Ultra‐low molecular weight disaccharide–polyolefin conjugates with cellobiose, lactose and maltose head groups and atactic polypropene tails, such as 1 , undergo a series of irreversible thermotropic order–order transitions with increasing temperature to provide nanostructured phases in the sequence: lamellar ( L ), hexagonal perforated lamellar ( HPL ), double gyroid ( DG ) and hexagonal cylindrical ( C ). The DG phase displays exceptional stability at ambient temperature and features two interpenetrating sugar domain networks having a sub‐2‐nm strut width and a lattice parameter, a DG , of 13.1 nm.

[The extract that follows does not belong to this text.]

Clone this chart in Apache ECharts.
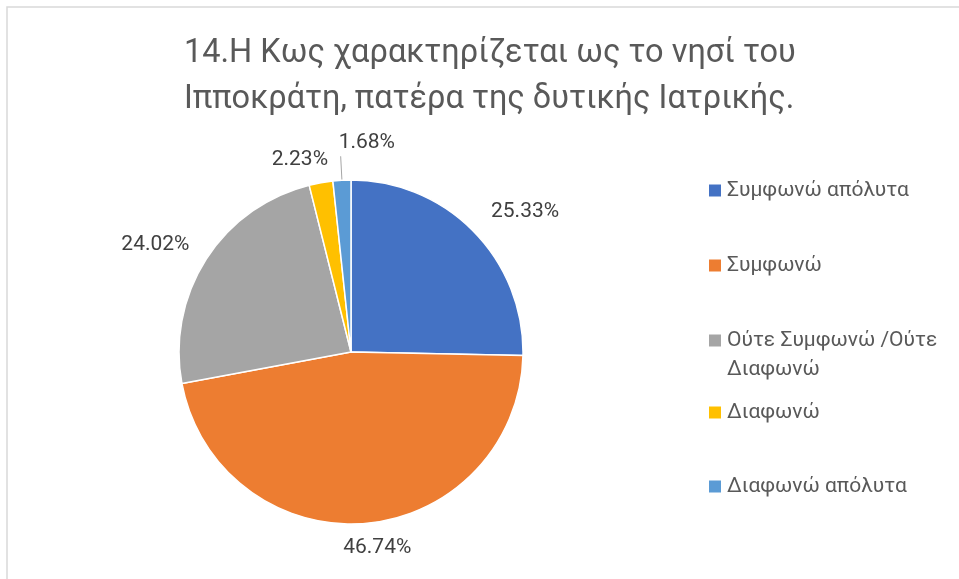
<!DOCTYPE html>
<html>
<head>
<meta charset="utf-8">
<script src="https://cdn.jsdelivr.net/npm/echarts@6/dist/echarts.min.js"></script>
<style>
  html, body { margin: 0; padding: 0; background: #fff; }
  #chart { width: 959px; height: 579px; }
</style>
</head>
<body>
<div id="chart"></div>
<script>
// categories / values (percent)
var categories = ["Συμφωνώ απόλυτα", "Συμφωνώ", "Ούτε Συμφωνώ /Ούτε Διαφωνώ", "Διαφωνώ", "Διαφωνώ απόλυτα"];
var values = [25.33, 46.74, 24.02, 2.23, 1.68];
var colors = ["#4472C4", "#ED7D31", "#A5A5A5", "#FFC000", "#5B9BD5"];
var titleText = "14.Η Κως χαρακτηρίζεται ως το νησί του\nΙπποκράτη, πατέρα της δυτικής Ιατρικής.";

var CX = 351, CY = 352, R = 172;
var textColor = "#595959";
var labelColor = "#404040";
var font = "Roboto";

var total = 0;
var cum = [];
values.forEach(function (v) { cum.push(total); total += v; });

var chart = echarts.init(document.getElementById("chart"));

var pieData = categories.map(function (name, i) {
  var item = { name: name, value: values[i], itemStyle: { color: colors[i] } };
  if (i === 4) {
    item.labelLine = { show: true, lineStyle: { color: "#A6A6A6", width: 1 } };
  }
  return item;
});

// one legend per entry, Excel spaces them unevenly
var legendTops = [176, 251, 297, 398, 472];
var legends = categories.map(function (name, i) {
  var lg = {
    data: [name],
    left: 707,
    top: legendTops[i],
    padding: 0,
    itemWidth: 14,
    itemHeight: 14,
    itemGap: 5,
    icon: "rect",
    selectedMode: false,
    textStyle: { color: textColor, fontSize: 21, fontFamily: font, lineHeight: 29 },
  };
  if (i === 2) {
    // empty first line so the marker sits beside the first text line
    lg.formatter = function () { return " \nΟύτε Συμφωνώ /Ούτε\nΔιαφωνώ"; };
  }
  return lg;
});

// small per-label shifts to match where Excel put them
var nudge = [[14, 0], [8, -4], [-7, 1], [-13, 5], [0, 0]];

var option = {
  backgroundColor: "#fff",
  animation: false,
  title: {
    text: titleText,
    left: 179,
    top: 26,
    padding: [5, 0, 5, 5],
    textStyle: {
      color: textColor,
      fontSize: 32.5,
      fontWeight: "normal",
      fontFamily: font,
      lineHeight: 46,
    },
  },
  legend: legends,
  graphic: [
    {
      type: "rect",
      shape: { x: 7, y: 7, width: 1000, height: 1000 },
      style: { fill: "none", stroke: "#D9D9D9", lineWidth: 1.5 },
      silent: true,
    },
  ],
  series: [
    {
      type: "pie",
      center: [CX, CY],
      radius: R,
      startAngle: 90,
      clockwise: true,
      avoidLabelOverlap: false,
      itemStyle: { borderColor: "#fff", borderWidth: 1.5 },
      label: {
        show: true,
        position: "outside",
        color: labelColor,
        fontSize: 21,
        fontFamily: font,
        formatter: function (p) { return p.value.toFixed(2) + "%"; },
      },
      labelLine: { show: false, length: 10, length2: 0 },
      labelLayout: function (p) {
        var i = p.dataIndex;
        var mid = (cum[i] + values[i] / 2) / total * 2 * Math.PI;
        var sx = Math.sin(mid), sy = -Math.cos(mid);
        var w = p.labelRect.width, h = p.labelRect.height;
        if (i === 4) {
          var x0 = CX + R * sx, y0 = CY + R * sy;
          var x1 = CX + (R + 24) * sx, y1 = CY + (R + 24) * sy;
          return {
            x: x1 - 2, y: y1 - 3, align: "left", verticalAlign: "bottom",
            labelLinePoints: [[x0, y0], [x1, y1], [x1, y1]],
          };
        }
        var r = R + 18;
        var x = CX + r * sx + (w / 2) * sx + nudge[i][0];
        var y = CY + r * sy + (h / 2) * sy + nudge[i][1];
        return { x: x, y: y, align: "center", verticalAlign: "middle" };
      },
      data: pieData,
    },
  ],
};

chart.setOption(option);
</script>
</body>
</html>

The unique stability of this DG phase extends further within ultrathin films all the way down to the two‐dimensional limit of 15 nm in which film thickness, l , is now less than the surface‐oriented unit cell height, h DG . In addition to raising the fundamental question of what minimally constitutes a Schoen triply periodic minimal surface and DG lattice, these results serve to establish the class of sugar–polyolefin conjugates as a new material platform for nanoscience and nanotechnology.